Could the iPad instantly succeed -- like the iPod did for digital music before it -- where Amazon’s Kindle had been slowly gaining steam?


It should come as no surprise that a publisher -- the New York Times -- was the first partner that was shown during the Apple announcement at the Yerba Buena Center in San Francisco today. The app is well-designed and looks to be a mix between and its already-existent iPhone app.

‘Why did we come out three weeks ago to develop an app for the iPad?’ said Martin Nisenholtz, the N.Y. Times senior vice president for digital operations, during the announcement. ‘We think that we’ve captured the essence of reading a newspaper... all in a native app.’

Apple took a direct shot at Amazon with the iBooks. The application looks like a bookshelf, showing the digital books owned by the user. And of course, a store (naturally, the iBookstore) along the lines of the iTunes Store, where book publishers (like, hey, McGraw-Hill!) can sell their virtual wares.

‘We’re going to open up the floodgates for the rest of the publishing world starting this afternoon,’ Apple Chief Executive Steve Jobs said on-stage.
Prices shown in the demo appear comparable to Amazon’s Kindle store. Amazon already has an app for its bookstore made for the iPhone, so the company can’t be happy that Apple is stepping into its home court.

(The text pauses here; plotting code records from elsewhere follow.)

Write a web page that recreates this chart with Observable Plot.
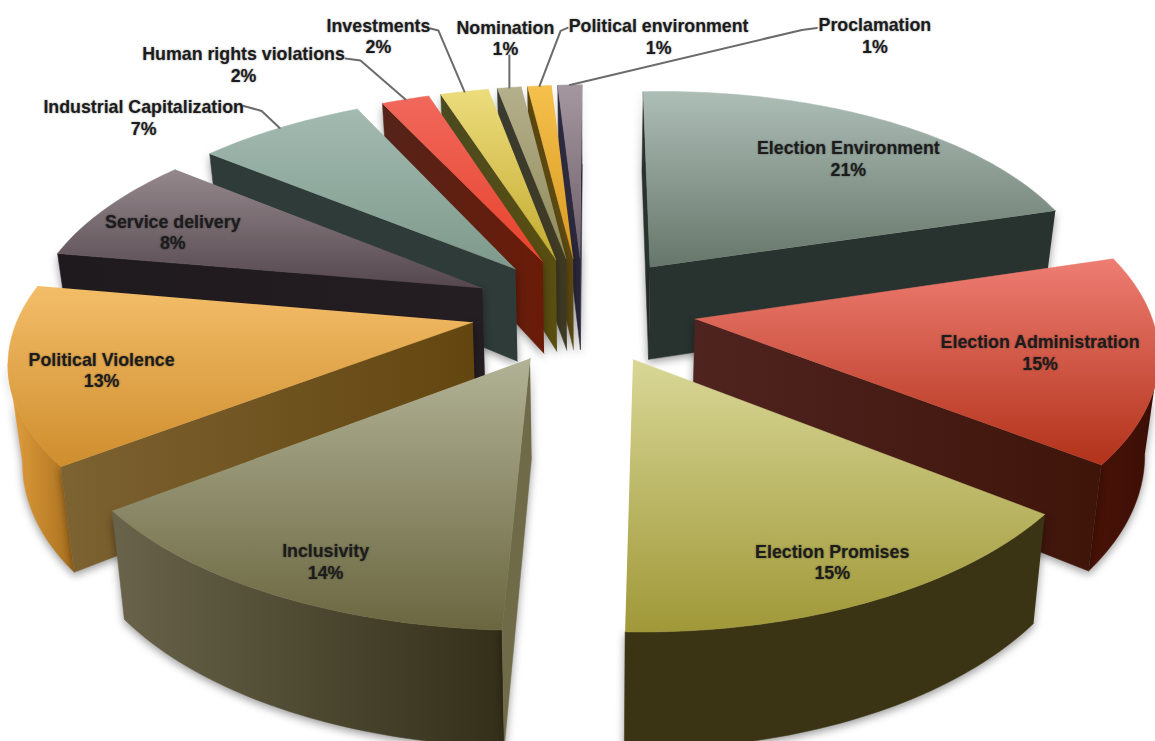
<!DOCTYPE html>
<html>
<head>
<meta charset="utf-8">
<script src="https://cdn.jsdelivr.net/npm/d3@7"></script>
<script src="https://cdn.jsdelivr.net/npm/@observablehq/plot@0.6"></script>
<style>
  html, body { margin: 0; padding: 0; background: #fff; }
  svg g[fill^="url(#rim"], svg g[fill^="url(#cut"] { filter: drop-shadow(0 3px 4px rgba(0,0,0,.4)); }
  svg g[aria-label="text"] text { text-shadow: 0 0 2px rgba(0,0,0,.45); }
</style>
</head>
<body>
<script>
// Shares of election-related themes, clockwise from twelve o'clock.
const categories = [
  "Election Environment", "Election Administration", "Election Promises", "Inclusivity",
  "Political Violence", "Service delivery", "Industrial Capitalization",
  "Human rights violations", "Investments", "Nomination", "Political environment", "Proclamation"
];
const shares = [21, 15, 15, 14, 13, 8, 7, 2, 2, 1, 1, 1];

// Face colours: [back of top face, front of top face]
const topColors = [
  ["#adbeb7", "#66766a"], ["#ee7d72", "#b2321a"], ["#d8d796", "#a09838"], ["#b2b296", "#6a6740"],
  ["#f3bd68", "#cf8e2e"], ["#94888d", "#54474d"], ["#a3bab0", "#7e9a8c"], ["#f0685c", "#e8432c"],
  ["#ecdc7c", "#c4ab30"], ["#b5b08c", "#8f8a5a"], ["#f5c04c", "#d89a20"], ["#a5979f", "#6c5f68"]
];
// Cut-face colours: [left, right]
const cutColors = [
  ["#28322f", "#28322f"], ["#4f2420", "#3f1409"], ["#3a3415", "#3a3415"], ["#6f6a48", "#6f6a48"],
  ["#7d6232", "#63460f"], ["#1f1a1e", "#241d22"], ["#2f3b38", "#2f3b38"], ["#55231a", "#6a1b08"],
  ["#4a4a20", "#5a4e10"], ["#3a3a30", "#3f3a22"], ["#5a4510", "#5e4a12"], ["#2d2a40", "#2d2a40"]
];
// Outer-wall colours: [left, right]
const rimColors = [
  ["#28322f", "#28322f"], ["#4a1206", "#3a0e05"], ["#3a3415", "#3a3415"], ["#68634a", "#332f19"],
  ["#e3a03e", "#a86f1e"], ["#1f1a1e", "#1f1a1e"], ["#2f3b38", "#2f3b38"], ["#55231a", "#55231a"],
  ["#4a4a20", "#4a4a20"], ["#3a3a30", "#3a3a30"], ["#5a4510", "#5a4510"], ["#2d2a40", "#2d2a40"]
];

// Label placement: radial fraction of the anchor, then the label's shift from that anchor.
const labelRadius = [0.6, 0.6, 0.6, 0.6, 0.6, 0.6, 1, 1, 1, 1, 1, 1];
const labelShift = [
  [50, -17], [67, 9], [62, 66], [-62, 70], [-100, 16], [-82, -7],
  [-136, -11], [-162, -35], [-86, -56], [-4, -50], [119, -50], [305, -50]
];
// Bend of each leader line, relative to its rim anchor; null where it runs straight.
const leaderBend = [null, null, null, null, null, null,
  [-18, -17], [-45, -39], [-26, -61], null, [21, -55], [232, -55]];
const leaderEnd = [null, null, null, null, null, null,
  [-36, -22], [-60, -41], [-34, -63], [0, -32], [28, -58], [247, -57]];

// View of the tilted, exploded pie.
const view = {
  cx: 593, cy: 309, aLeft: 460, aRight: 444, b: 214, tilt: 0.152, burst: 0.25,
  turn: -1, depth: 95, squeeze: 0.025, pivot: -8, lift: 5
};

const project = (X, Y) => {
  const s = 1 / (1 - view.tilt * Y);
  const a = X < 0 ? view.aLeft : view.aRight;
  return {x: view.cx + a * X * s, y: view.cy + view.b * Y * s - view.lift * Math.max(X, 0), s};
};
const below = (p) => ({
  x: view.cx + (p.x - view.cx) * (1 - view.squeeze),
  y: p.y + view.depth * p.s
});

const total = d3.sum(shares);
let running = 0;
const slices = shares.map((share, i) => {
  const a0 = (running / total) * 2 * Math.PI + view.turn * Math.PI / 180;
  running += share;
  const a1 = (running / total) * 2 * Math.PI + view.turn * Math.PI / 180;
  const mid = (a0 + a1) / 2;
  const ox = view.burst * Math.sin(mid), oy = -view.burst * Math.cos(mid);
  const polar = (a, r) => project(ox + r * Math.sin(a), oy - r * Math.cos(a));
  const steps = Math.max(4, Math.ceil(share * 3));
  const rim = d3.range(steps + 1).map((k) => polar(a0 + ((a1 - a0) * k) / steps, 1));
  const tip = polar(mid, 0);
  return {i, a0, a1, mid, apex: {...tip, x: tip.x + view.pivot}, rim, polar, oy};
});

// Back slices first so nearer ones paint over them.
const paintOrder = [...slices].sort((p, q) => p.oy - q.oy);

const quad = (p, q) => [p, q, below(q), below(p)];
const facesViewer = (p, q) => p.x > q.x;

const gradient = (id, from, to, vertical) => `
  <linearGradient id="${id}" x1="0" y1="0" x2="${vertical ? 0 : 1}" y2="${vertical ? 1 : 0}">
    <stop offset="0" stop-color="${from}"/><stop offset="1" stop-color="${to}"/>
  </linearGradient>`;

const defsMark = () => {
  const g = document.createElementNS("http://www.w3.org/2000/svg", "defs");
  g.innerHTML = categories.map((_, i) =>
    gradient(`top${i}`, topColors[i][0], topColors[i][1], true) +
    gradient(`cut${i}`, cutColors[i][0], cutColors[i][1], false) +
    gradient(`rim${i}`, rimColors[i][0], rimColors[i][1], false)
  ).join("");
  return g;
};

const face = (points, paint) =>
  Plot.line(points, {x: "x", y: "y", fill: paint, stroke: paint, strokeWidth: 0.5});

const sliceMarks = paintOrder.flatMap(({i, apex, rim}) => {
  const marks = [];
  const first = rim[0], last = rim[rim.length - 1];
  // Outer wall: the run of rim segments turned toward the viewer.
  const visible = rim.slice(0, -1).flatMap((p, k) => (facesViewer(p, rim[k + 1]) ? [p, rim[k + 1]] : []));
  if (visible.length) {
    marks.push(face([...visible, ...visible.map(below).reverse()], `url(#rim${i})`));
  }
  if (facesViewer(apex, first)) marks.push(face(quad(apex, first), `url(#cut${i})`));
  if (facesViewer(last, apex)) marks.push(face(quad(last, apex), `url(#cut${i})`));
  marks.push(face([apex, ...rim], `url(#top${i})`));
  return marks;
});

const labels = slices.map(({i, mid, polar}) => {
  const p = polar(mid, labelRadius[i]);
  return {text: `${categories[i]}\n${shares[i]}%`, x: p.x + labelShift[i][0], y: p.y + labelShift[i][1]};
});

const leaders = slices.flatMap(({i, mid, polar}) => {
  if (!leaderEnd[i]) return [];
  const p = polar(mid, 1);
  const bend = leaderBend[i] ? [{i, x: p.x + leaderBend[i][0], y: p.y + leaderBend[i][1]}] : [];
  return [{i, x: p.x, y: p.y}, ...bend, {i, x: p.x + leaderEnd[i][0], y: p.y + leaderEnd[i][1]}];
});

const chart = Plot.plot({
  width: 1155,
  height: 741,
  margin: 0,
  x: {domain: [0, 1155], range: [0, 1155], axis: null},
  y: {domain: [0, 741], range: [0, 741], axis: null},
  style: {background: "#fff"},
  marks: [
    defsMark,
    ...sliceMarks,
    Plot.line(leaders, {x: "x", y: "y", z: "i", stroke: "#6b6b6b", strokeWidth: 2}),
    Plot.text(labels, {
      x: "x", y: "y", text: "text",
      fontFamily: "Liberation Sans", fontWeight: "bold", fontSize: 17.8, lineHeight: 1.22,
      fill: "#1c1c1c"
    })
  ]
});
document.body.appendChild(chart);
</script>
</body>
</html>
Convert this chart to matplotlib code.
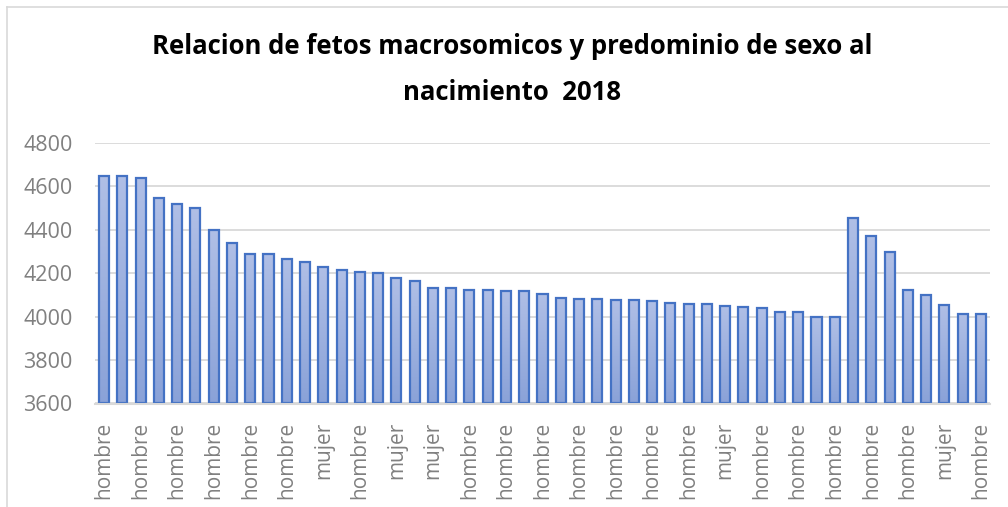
import numpy as np
import matplotlib
matplotlib.use("Agg")
import matplotlib.pyplot as plt
from matplotlib.lines import Line2D
from matplotlib.colors import LinearSegmentedColormap

# ---- data ----
weights = [4650, 4650, 4640, 4545, 4520, 4500, 4400, 4340, 4290, 4290,
           4265, 4250, 4230, 4215, 4205, 4200, 4180, 4165, 4130, 4130,
           4125, 4125, 4120, 4120, 4105, 4085, 4080, 4080, 4075, 4075,
           4070, 4065, 4060, 4060, 4050, 4045, 4040, 4020, 4020, 4000,
           4000, 4455, 4370, 4300, 4125, 4100, 4055, 4010, 4010]
# labels visible on every other bar
tick_labels = ["hombre", "hombre", "hombre", "hombre", "hombre", "hombre",
               "mujer", "hombre", "mujer", "mujer", "hombre", "hombre",
               "hombre", "hombre", "hombre", "hombre", "hombre", "mujer",
               "hombre", "hombre", "hombre", "hombre", "hombre", "mujer",
               "hombre"]
y_ticks = [3600, 3800, 4000, 4200, 4400, 4600, 4800]
title_lines = ["Relacion de fetos macrosomicos y predominio de sexo al",
               "nacimiento  2018"]

W, H = 1008, 507
fig = plt.figure(figsize=(W / 100, H / 100), dpi=100)
fig.patch.set_facecolor("white")

ax = fig.add_axes([95 / W, 1 - 403.5 / H, (990 - 95) / W, (403.5 - 143) / H])
x = np.arange(len(weights))
bars = ax.bar(x, [w - y_ticks[0] for w in weights], bottom=y_ticks[0], width=0.55,
              facecolor="none", edgecolor="#4472c4", linewidth=1.6, zorder=3)

cmap = LinearSegmentedColormap.from_list("g", ["#8aa2d8", "#b0bfe6"])
grad = np.linspace(0, 1, 256).reshape(-1, 1)
for b in bars:
    x0, y0 = b.get_x(), b.get_y()
    im = ax.imshow(grad, cmap=cmap, origin="lower", aspect="auto",
                   extent=[x0, x0 + b.get_width(), y0, y0 + b.get_height()],
                   zorder=2)
    im.set_clip_path(b)

ax.set_xlim(-0.5, len(weights) - 0.5)
ax.set_ylim(y_ticks[0], y_ticks[-1])
ax.set_yticks(y_ticks)
ax.set_yticklabels([str(v) for v in y_ticks], fontfamily="Open Sans",
                   fontsize=15.5, color="#808080")
ax.set_xticks(x[::2])
ax.set_xticklabels(tick_labels, rotation=90, fontfamily="Open Sans",
                   fontsize=15, color="#808080")
ax.tick_params(axis="y", length=0, pad=16)
ax.tick_params(axis="x", length=0, pad=13)
ax.grid(axis="y", color="#d9d9d9", linewidth=1.3, zorder=0)
ax.set_axisbelow(True)
for s in ["top", "right", "left"]:
    ax.spines[s].set_visible(False)
ax.spines["bottom"].set_color("#d9d9d9")
ax.spines["bottom"].set_linewidth(1.5)
ax.spines["bottom"].set_zorder(4)

fig.text(0.508, 1 - 47 / H, title_lines[0], ha="center", va="center",
         fontfamily="Open Sans", fontweight="bold", fontsize=18.5, color="black")
fig.text(0.508, 1 - 92 / H, title_lines[1], ha="center", va="center",
         fontfamily="Open Sans", fontweight="bold", fontsize=18.5, color="black")

# chart frame
fig.add_artist(Line2D([7 / W, 7 / W], [0, 1 - 7 / H], color="#d9d9d9",
                      linewidth=1.2, transform=fig.transFigure))
fig.add_artist(Line2D([7 / W, 1], [1 - 7 / H, 1 - 7 / H], color="#d9d9d9",
                      linewidth=1.2, transform=fig.transFigure))

fig.savefig("out.png", dpi=100, facecolor="white")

But the iPad is not just about digitizing the paper. Electronic Arts showed off Need for Speed: Shift, a racing game built for the device. Brushes, a canvas for drawing art (finger-painting?), was also demoed. And the MLB, which has been quick to jump on new application platforms, showed off its live video app.

[Updated, 12:13 p.m.: Fixed the name of the iBookstore, which was originally listed as the iBook Store.]